RBI raps banks for violating KYC norms

Two public sector banks and one private bank were held accountable by the Reserve Bank of India (RBI), Bangalore, for failure to exercise due diligence in opening bank accounts that enabled online fraudsters to hack into the accounts of genuine customers and walk away with Rs 6.60 lakh, exposing the lax implementation of know your customer (KYC) norms.

“The cases were taken up by the RBI ombudsman after the customers lodged complaints with him; the money trail was traced to Mumbai and Coimbatore; the fraudsters had opened accounts with fake employment letters, residence documents and given fictituous telephone numbers. We conducted summary proceedings and found the banks guilty, they went in for appeal to the appellate authority (Deputy Governor, RBI) who upheld two of our verdicts. The third one is yet to be decided," said RBI Karnataka banking ombudsman M Palanisamy.

He shared the details during the course of a press briefing on the complaints received by him during July 2011-June 2012. In another case, a public sector bank was asked to suspend its mobile banking services after its security systems were found to be deficient.
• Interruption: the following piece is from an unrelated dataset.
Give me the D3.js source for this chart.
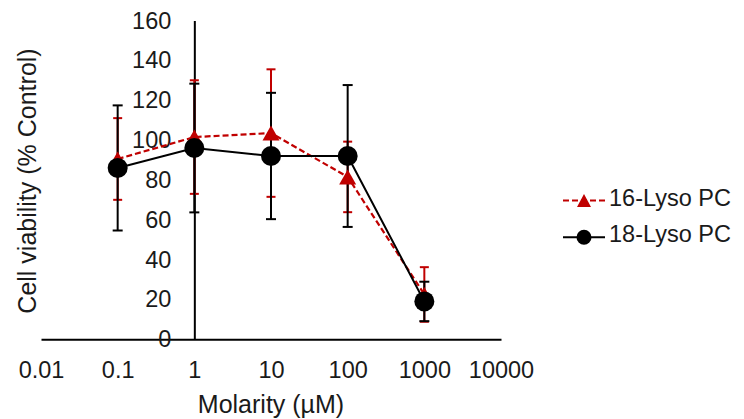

In all, the ombudsman received 3,486 complaints during the year compared to 3,470 last year. While most of the complaints pertained to “failure to implement committments made - 1,209 (1232 last year) - followed by those pertaining to credit and debit cards - 732 (768 last year). Other categories included levy of service charges without prior permission, loans and advances and recovery agent harassment. He also said the RBI found about 10 cases where banks had wrongly rejected applications for education loans, which were then rectified by the respective banks. He said in most cases, RBI ensures that the grievances are resolved and benefits are restored to the customers, with occasional cases of compensation to them.